━━━ Excerpted records
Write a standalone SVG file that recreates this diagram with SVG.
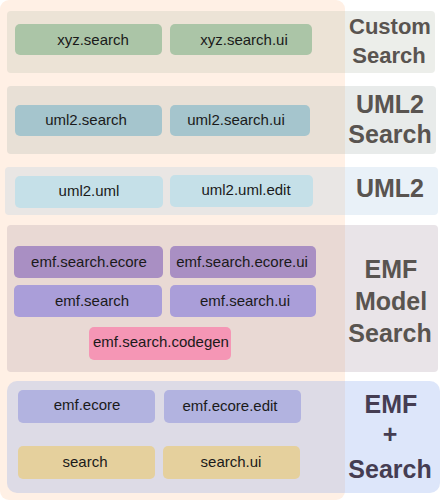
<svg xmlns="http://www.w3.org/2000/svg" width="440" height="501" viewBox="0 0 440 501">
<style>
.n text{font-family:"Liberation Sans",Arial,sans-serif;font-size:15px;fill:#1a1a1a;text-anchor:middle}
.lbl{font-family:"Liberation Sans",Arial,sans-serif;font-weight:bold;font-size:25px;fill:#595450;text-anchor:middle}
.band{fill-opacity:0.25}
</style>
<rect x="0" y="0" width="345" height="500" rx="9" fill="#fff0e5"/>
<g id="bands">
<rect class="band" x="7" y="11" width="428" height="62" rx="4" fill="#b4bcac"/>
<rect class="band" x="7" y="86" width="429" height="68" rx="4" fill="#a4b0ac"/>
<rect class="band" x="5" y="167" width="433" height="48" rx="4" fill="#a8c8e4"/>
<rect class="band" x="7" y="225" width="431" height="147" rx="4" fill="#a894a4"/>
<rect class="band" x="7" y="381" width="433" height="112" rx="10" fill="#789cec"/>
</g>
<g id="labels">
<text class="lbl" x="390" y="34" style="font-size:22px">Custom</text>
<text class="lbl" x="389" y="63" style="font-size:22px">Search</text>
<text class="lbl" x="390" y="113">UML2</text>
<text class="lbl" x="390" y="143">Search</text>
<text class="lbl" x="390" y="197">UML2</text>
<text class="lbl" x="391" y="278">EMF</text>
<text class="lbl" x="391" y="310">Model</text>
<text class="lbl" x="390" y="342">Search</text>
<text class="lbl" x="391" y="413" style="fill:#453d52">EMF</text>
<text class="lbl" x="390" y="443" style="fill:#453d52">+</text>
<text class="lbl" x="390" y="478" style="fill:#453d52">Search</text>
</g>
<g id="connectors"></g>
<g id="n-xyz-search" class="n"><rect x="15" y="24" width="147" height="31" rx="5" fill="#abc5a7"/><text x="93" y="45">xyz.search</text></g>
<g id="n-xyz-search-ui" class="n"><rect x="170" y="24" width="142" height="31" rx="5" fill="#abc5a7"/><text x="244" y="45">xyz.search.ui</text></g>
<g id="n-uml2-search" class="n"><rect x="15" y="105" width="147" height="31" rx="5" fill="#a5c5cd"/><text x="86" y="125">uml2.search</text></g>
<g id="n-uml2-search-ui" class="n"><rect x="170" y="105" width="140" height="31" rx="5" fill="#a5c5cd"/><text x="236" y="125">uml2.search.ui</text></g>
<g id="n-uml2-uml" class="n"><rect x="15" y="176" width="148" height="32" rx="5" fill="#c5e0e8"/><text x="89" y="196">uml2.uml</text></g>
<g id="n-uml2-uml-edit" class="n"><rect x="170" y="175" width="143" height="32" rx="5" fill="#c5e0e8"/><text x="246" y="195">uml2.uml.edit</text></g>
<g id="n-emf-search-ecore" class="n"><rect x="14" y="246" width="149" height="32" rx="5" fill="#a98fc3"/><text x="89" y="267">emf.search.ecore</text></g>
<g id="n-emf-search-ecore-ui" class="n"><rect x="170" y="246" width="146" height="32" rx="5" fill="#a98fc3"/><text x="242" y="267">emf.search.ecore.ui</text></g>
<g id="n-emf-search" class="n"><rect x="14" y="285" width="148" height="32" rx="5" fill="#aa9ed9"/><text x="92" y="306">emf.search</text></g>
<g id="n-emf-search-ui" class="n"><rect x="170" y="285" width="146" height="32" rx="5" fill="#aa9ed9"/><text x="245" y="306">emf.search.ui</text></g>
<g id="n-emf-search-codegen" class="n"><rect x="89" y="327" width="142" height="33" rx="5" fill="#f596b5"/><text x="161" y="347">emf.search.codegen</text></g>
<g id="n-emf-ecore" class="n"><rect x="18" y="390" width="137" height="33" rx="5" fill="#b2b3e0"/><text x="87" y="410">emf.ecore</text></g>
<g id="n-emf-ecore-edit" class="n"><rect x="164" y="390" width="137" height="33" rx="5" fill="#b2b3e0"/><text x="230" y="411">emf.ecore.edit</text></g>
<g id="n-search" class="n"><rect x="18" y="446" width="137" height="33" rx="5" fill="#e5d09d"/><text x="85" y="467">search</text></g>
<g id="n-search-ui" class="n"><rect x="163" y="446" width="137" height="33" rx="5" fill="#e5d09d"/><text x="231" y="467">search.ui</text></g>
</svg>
━━━━━━
━━━ Excerpted records
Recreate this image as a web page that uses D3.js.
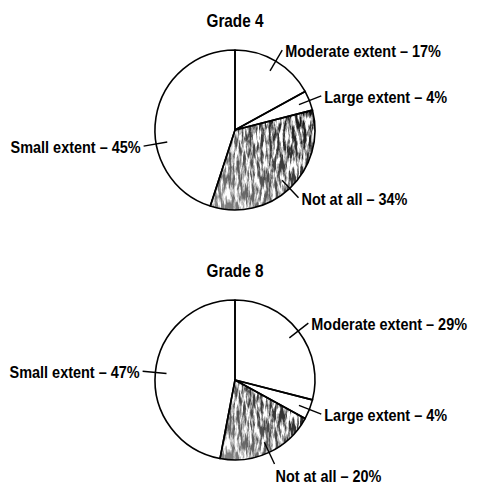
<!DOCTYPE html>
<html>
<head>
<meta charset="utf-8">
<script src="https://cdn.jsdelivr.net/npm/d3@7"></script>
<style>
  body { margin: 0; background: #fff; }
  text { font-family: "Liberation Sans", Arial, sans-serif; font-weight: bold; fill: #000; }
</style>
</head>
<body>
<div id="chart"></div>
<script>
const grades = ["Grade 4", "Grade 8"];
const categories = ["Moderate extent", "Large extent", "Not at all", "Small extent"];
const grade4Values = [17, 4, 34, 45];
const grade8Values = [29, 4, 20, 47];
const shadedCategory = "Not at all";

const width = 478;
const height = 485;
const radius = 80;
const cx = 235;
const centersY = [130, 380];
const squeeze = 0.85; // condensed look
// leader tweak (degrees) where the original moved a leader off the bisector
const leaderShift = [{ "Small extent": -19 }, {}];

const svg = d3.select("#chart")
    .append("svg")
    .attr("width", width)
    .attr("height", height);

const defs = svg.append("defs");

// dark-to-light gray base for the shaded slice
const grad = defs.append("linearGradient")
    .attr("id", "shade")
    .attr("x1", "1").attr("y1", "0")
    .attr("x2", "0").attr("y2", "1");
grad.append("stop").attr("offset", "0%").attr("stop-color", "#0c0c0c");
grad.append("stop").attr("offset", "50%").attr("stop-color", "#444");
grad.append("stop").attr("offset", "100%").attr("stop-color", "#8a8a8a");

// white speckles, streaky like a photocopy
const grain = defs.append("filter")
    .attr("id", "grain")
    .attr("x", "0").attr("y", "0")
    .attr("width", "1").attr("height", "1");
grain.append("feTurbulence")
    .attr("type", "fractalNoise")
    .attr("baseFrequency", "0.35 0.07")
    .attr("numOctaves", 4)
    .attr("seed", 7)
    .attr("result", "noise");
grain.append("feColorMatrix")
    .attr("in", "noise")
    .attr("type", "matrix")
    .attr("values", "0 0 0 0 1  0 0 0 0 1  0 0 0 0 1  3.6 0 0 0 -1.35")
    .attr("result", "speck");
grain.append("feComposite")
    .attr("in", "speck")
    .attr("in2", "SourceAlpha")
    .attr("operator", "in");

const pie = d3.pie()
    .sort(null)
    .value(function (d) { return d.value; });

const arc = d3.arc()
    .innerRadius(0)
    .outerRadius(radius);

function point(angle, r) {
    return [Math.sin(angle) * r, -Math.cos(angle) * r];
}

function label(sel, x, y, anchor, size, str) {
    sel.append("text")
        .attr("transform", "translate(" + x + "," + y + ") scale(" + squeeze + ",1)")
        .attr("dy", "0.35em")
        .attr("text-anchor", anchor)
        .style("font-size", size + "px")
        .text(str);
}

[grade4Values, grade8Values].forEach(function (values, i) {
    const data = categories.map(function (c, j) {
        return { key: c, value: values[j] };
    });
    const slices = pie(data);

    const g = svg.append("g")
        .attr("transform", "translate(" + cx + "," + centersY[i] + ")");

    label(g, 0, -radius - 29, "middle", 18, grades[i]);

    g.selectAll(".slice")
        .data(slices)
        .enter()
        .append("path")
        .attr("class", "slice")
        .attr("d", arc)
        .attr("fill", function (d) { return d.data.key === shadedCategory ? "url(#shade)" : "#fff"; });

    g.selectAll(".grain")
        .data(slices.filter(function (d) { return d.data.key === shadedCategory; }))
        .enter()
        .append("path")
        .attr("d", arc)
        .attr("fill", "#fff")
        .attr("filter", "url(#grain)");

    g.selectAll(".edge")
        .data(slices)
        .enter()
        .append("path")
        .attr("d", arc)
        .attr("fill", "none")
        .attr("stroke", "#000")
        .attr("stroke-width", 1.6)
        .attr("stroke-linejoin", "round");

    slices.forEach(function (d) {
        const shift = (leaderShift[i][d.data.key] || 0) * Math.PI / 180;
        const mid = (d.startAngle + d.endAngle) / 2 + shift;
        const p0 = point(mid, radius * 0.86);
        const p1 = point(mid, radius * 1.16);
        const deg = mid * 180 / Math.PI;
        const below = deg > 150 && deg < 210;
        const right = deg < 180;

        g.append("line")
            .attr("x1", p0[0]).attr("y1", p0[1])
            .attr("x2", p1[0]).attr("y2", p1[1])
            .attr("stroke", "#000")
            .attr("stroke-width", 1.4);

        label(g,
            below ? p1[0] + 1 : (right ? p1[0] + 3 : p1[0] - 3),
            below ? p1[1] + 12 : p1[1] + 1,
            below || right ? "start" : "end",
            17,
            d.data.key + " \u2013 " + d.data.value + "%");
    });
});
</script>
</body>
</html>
━━━━━━
**Instruction**
Going through the entries above, report how many lines include the string "that". The number alone is the answer.

**Solution**
2